**THE REQUEST**
Type out the data exactly as given. Skip any image.

**SUPPLIED MATERIAL**
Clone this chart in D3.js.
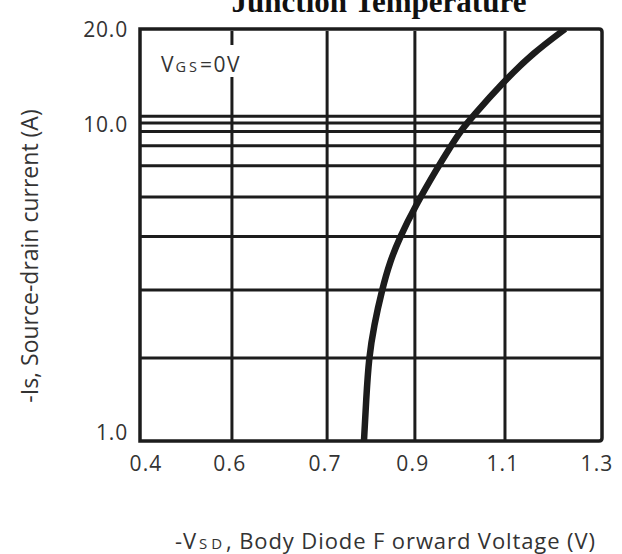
<!DOCTYPE html>
<html>
<head>
<meta charset="utf-8">
<script src="https://cdn.jsdelivr.net/npm/d3@7"></script>
<style>
  html, body { margin: 0; padding: 0; background: #fff; }
  svg { display: block; }
</style>
</head>
<body>
<script>
// ---- data ----
const xTickValues = [0.4, 0.6, 0.7, 0.9, 1.1, 1.3];
const xTickLabels = ["0.4", "0.6", "0.7", "0.9", "1.1", "1.3"];
const yTickValues = [1, 10, 20];
const yTickLabels = ["1.0", "10.0", "20.0"];
const yGridValues = [1.83, 3.0, 4.42, 5.9, 7.4, 8.56, 9.5, 10.1, 10.6];
const vsd = [0.784, 0.789, 0.795, 0.807, 0.825, 0.843, 0.866, 0.900, 0.951, 0.980, 1.000, 1.027, 1.096, 1.158, 1.224];
const isd = [1.0, 1.35, 1.83, 2.32, 3.0, 3.68, 4.41, 5.49, 7.33, 8.54, 9.46, 10.55, 13.6, 16.8, 20.0];
const titleText = "Junction Temperature";
const yLabelText = "-Is, Source-drain current (A)";

// ---- layout ----
const W = 622, H = 554;
const m = { left: 140, right: 20, top: 29, bottom: 113 };
const pw = W - m.left - m.right, ph = H - m.top - m.bottom;
const xStopFrac = [0, 0.199, 0.405, 0.595, 0.790, 1];
const ink = "#1c1c1c", txt = "#333";
const font = "'Open Sans', 'Noto Sans', sans-serif";

const svg = d3.select("body").append("svg").attr("width", W).attr("height", H);

const x = d3.scaleLinear().domain(xTickValues).range(xStopFrac.map(f => m.left + f * pw));
const y = d3.scaleLog().domain([1, 20]).range([m.top + ph, m.top]);

// title (partly cut off at top, as in the reference)
svg.append("text").attr("x", 379).attr("y", 12).attr("text-anchor", "middle")
  .attr("font-family", "'Liberation Serif', 'Times New Roman', serif")
  .attr("font-weight", "bold").attr("font-size", 31).attr("fill", "#111")
  .text(titleText);

const g = svg.append("g");

// horizontal grid
g.selectAll("line.hg").data(yGridValues).join("line").attr("class", "hg")
  .attr("x1", m.left).attr("x2", m.left + pw)
  .attr("y1", d => y(d)).attr("y2", d => y(d))
  .attr("stroke", ink).attr("stroke-width", 3);

// vertical grid
g.selectAll("line.vg").data(xTickValues.slice(1, -1)).join("line").attr("class", "vg")
  .attr("x1", d => x(d)).attr("x2", d => x(d))
  .attr("y1", m.top + 2).attr("y2", m.top + ph)
  .attr("stroke", ink).attr("stroke-width", 3);

// frame
const fx0 = m.left, fx1 = m.left + pw, fy0 = m.top, fy1 = m.top + ph;
g.append("path")
  .attr("d", `M${fx0},${fy0} L${fx1 - 3},${fy0} Q${fx1},${fy0} ${fx1},${fy0 + 3} L${fx1},${fy1 - 3} Q${fx1},${fy1} ${fx1 - 3},${fy1} L${fx0},${fy1} Z`)
  .attr("fill", "none").attr("stroke", ink).attr("stroke-width", 3.5);

// VGS label with white background
const labG = svg.append("g");
const bg = labG.append("rect").attr("fill", "#fff");
const lab = labG.append("text").attr("x", 161).attr("y", 72)
  .attr("font-family", font).attr("font-size", 21).attr("fill", txt);
lab.append("tspan").text("V");
lab.append("tspan").attr("font-size", 14.5).attr("letter-spacing", 2).attr("dx", 1).text("GS");
lab.append("tspan").attr("letter-spacing", 0.5).text("=0V");
lab.attr("textLength", 79).attr("lengthAdjust", "spacing");
const bb = lab.node().getBBox();
bg.attr("x", bb.x - 2).attr("y", 45).attr("width", bb.width + 6).attr("height", 32);

// curve
svg.append("clipPath").attr("id", "clip").append("rect")
  .attr("x", m.left).attr("y", m.top).attr("width", pw).attr("height", ph);
const pts = vsd.map((v, i) => [v, isd[i]]);
svg.append("path").datum(pts)
  .attr("clip-path", "url(#clip)")
  .attr("d", d3.line().x(d => x(d[0])).y(d => y(d[1])).curve(d3.curveBasis))
  .attr("fill", "none").attr("stroke", ink).attr("stroke-width", 6.5);

// y tick labels
svg.selectAll("text.yt").data(yTickValues).join("text").attr("class", "yt")
  .attr("x", m.left - 12)
  .attr("y", d => Math.min(y(d), fy1 - 9))
  .attr("dy", "0.36em").attr("text-anchor", "end")
  .attr("font-family", font).attr("font-size", 21).attr("fill", txt)
  .attr("letter-spacing", 0.8)
  .text((d, i) => yTickLabels[i]);

// x tick labels
svg.selectAll("text.xt").data(xTickValues).join("text").attr("class", "xt")
  .attr("x", (d, i) => x(d) + (i === 0 ? 6 : i === xTickValues.length - 1 ? -5 : -2))
  .attr("y", fy1 + 30).attr("text-anchor", "middle")
  .attr("font-family", font).attr("font-size", 21).attr("fill", txt)
  .attr("letter-spacing", 1.2)
  .text((d, i) => xTickLabels[i]);

// x axis title
const xt = svg.append("text").attr("x", 175).attr("y", 549)
  .attr("font-family", font).attr("font-size", 22).attr("fill", txt);
xt.append("tspan").text("-V");
xt.append("tspan").attr("font-size", 15).attr("letter-spacing", 3).attr("dx", 2).text("SD");
xt.append("tspan").text(", Body Diode F orward Voltage (V)");
xt.attr("textLength", 420).attr("lengthAdjust", "spacing");

// y axis title
svg.append("text")
  .attr("transform", `translate(38, 256) rotate(-90)`)
  .attr("text-anchor", "middle")
  .attr("font-family", font).attr("font-size", 23).attr("fill", txt)
  .text(yLabelText);
</script>
</body>
</html>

**ANSWER TO THE EXERCISE**
Clone this chart in D3.js.
<!DOCTYPE html>
<html>
<head>
<meta charset="utf-8">
<script src="https://cdn.jsdelivr.net/npm/d3@7"></script>
<style>
  html, body { margin: 0; padding: 0; background: #fff; }
  svg { display: block; }
</style>
</head>
<body>
<script>
// ---- data ----
const xTickValues = [0.4, 0.6, 0.7, 0.9, 1.1, 1.3];
const xTickLabels = ["0.4", "0.6", "0.7", "0.9", "1.1", "1.3"];
const yTickValues = [1, 10, 20];
const yTickLabels = ["1.0", "10.0", "20.0"];
const yGridValues = [1.83, 3.0, 4.42, 5.9, 7.4, 8.56, 9.5, 10.1, 10.6];
const vsd = [0.784, 0.789, 0.795, 0.807, 0.825, 0.843, 0.866, 0.900, 0.951, 0.980, 1.000, 1.027, 1.096, 1.158, 1.224];
const isd = [1.0, 1.35, 1.83, 2.32, 3.0, 3.68, 4.41, 5.49, 7.33, 8.54, 9.46, 10.55, 13.6, 16.8, 20.0];
const titleText = "Junction Temperature";
const yLabelText = "-Is, Source-drain current (A)";

// ---- layout ----
const W = 622, H = 554;
const m = { left: 140, right: 20, top: 29, bottom: 113 };
const pw = W - m.left - m.right, ph = H - m.top - m.bottom;
const xStopFrac = [0, 0.199, 0.405, 0.595, 0.790, 1];
const ink = "#1c1c1c", txt = "#333";
const font = "'Open Sans', 'Noto Sans', sans-serif";

const svg = d3.select("body").append("svg").attr("width", W).attr("height", H);

const x = d3.scaleLinear().domain(xTickValues).range(xStopFrac.map(f => m.left + f * pw));
const y = d3.scaleLog().domain([1, 20]).range([m.top + ph, m.top]);

// title (partly cut off at top, as in the reference)
svg.append("text").attr("x", 379).attr("y", 12).attr("text-anchor", "middle")
  .attr("font-family", "'Liberation Serif', 'Times New Roman', serif")
  .attr("font-weight", "bold").attr("font-size", 31).attr("fill", "#111")
  .text(titleText);

const g = svg.append("g");

// horizontal grid
g.selectAll("line.hg").data(yGridValues).join("line").attr("class", "hg")
  .attr("x1", m.left).attr("x2", m.left + pw)
  .attr("y1", d => y(d)).attr("y2", d => y(d))
  .attr("stroke", ink).attr("stroke-width", 3);

// vertical grid
g.selectAll("line.vg").data(xTickValues.slice(1, -1)).join("line").attr("class", "vg")
  .attr("x1", d => x(d)).attr("x2", d => x(d))
  .attr("y1", m.top + 2).attr("y2", m.top + ph)
  .attr("stroke", ink).attr("stroke-width", 3);

// frame
const fx0 = m.left, fx1 = m.left + pw, fy0 = m.top, fy1 = m.top + ph;
g.append("path")
  .attr("d", `M${fx0},${fy0} L${fx1 - 3},${fy0} Q${fx1},${fy0} ${fx1},${fy0 + 3} L${fx1},${fy1 - 3} Q${fx1},${fy1} ${fx1 - 3},${fy1} L${fx0},${fy1} Z`)
  .attr("fill", "none").attr("stroke", ink).attr("stroke-width", 3.5);

// VGS label with white background
const labG = svg.append("g");
const bg = labG.append("rect").attr("fill", "#fff");
const lab = labG.append("text").attr("x", 161).attr("y", 72)
  .attr("font-family", font).attr("font-size", 21).attr("fill", txt);
lab.append("tspan").text("V");
lab.append("tspan").attr("font-size", 14.5).attr("letter-spacing", 2).attr("dx", 1).text("GS");
lab.append("tspan").attr("letter-spacing", 0.5).text("=0V");
lab.attr("textLength", 79).attr("lengthAdjust", "spacing");
const bb = lab.node().getBBox();
bg.attr("x", bb.x - 2).attr("y", 45).attr("width", bb.width + 6).attr("height", 32);

// curve
svg.append("clipPath").attr("id", "clip").append("rect")
  .attr("x", m.left).attr("y", m.top).attr("width", pw).attr("height", ph);
const pts = vsd.map((v, i) => [v, isd[i]]);
svg.append("path").datum(pts)
  .attr("clip-path", "url(#clip)")
  .attr("d", d3.line().x(d => x(d[0])).y(d => y(d[1])).curve(d3.curveBasis))
  .attr("fill", "none").attr("stroke", ink).attr("stroke-width", 6.5);

// y tick labels
svg.selectAll("text.yt").data(yTickValues).join("text").attr("class", "yt")
  .attr("x", m.left - 12)
  .attr("y", d => Math.min(y(d), fy1 - 9))
  .attr("dy", "0.36em").attr("text-anchor", "end")
  .attr("font-family", font).attr("font-size", 21).attr("fill", txt)
  .attr("letter-spacing", 0.8)
  .text((d, i) => yTickLabels[i]);

// x tick labels
svg.selectAll("text.xt").data(xTickValues).join("text").attr("class", "xt")
  .attr("x", (d, i) => x(d) + (i === 0 ? 6 : i === xTickValues.length - 1 ? -5 : -2))
  .attr("y", fy1 + 30).attr("text-anchor", "middle")
  .attr("font-family", font).attr("font-size", 21).attr("fill", txt)
  .attr("letter-spacing", 1.2)
  .text((d, i) => xTickLabels[i]);

// x axis title
const xt = svg.append("text").attr("x", 175).attr("y", 549)
  .attr("font-family", font).attr("font-size", 22).attr("fill", txt);
xt.append("tspan").text("-V");
xt.append("tspan").attr("font-size", 15).attr("letter-spacing", 3).attr("dx", 2).text("SD");
xt.append("tspan").text(", Body Diode F orward Voltage (V)");
xt.attr("textLength", 420).attr("lengthAdjust", "spacing");

// y axis title
svg.append("text")
  .attr("transform", `translate(38, 256) rotate(-90)`)
  .attr("text-anchor", "middle")
  .attr("font-family", font).attr("font-size", 23).attr("fill", txt)
  .text(yLabelText);
</script>
</body>
</html>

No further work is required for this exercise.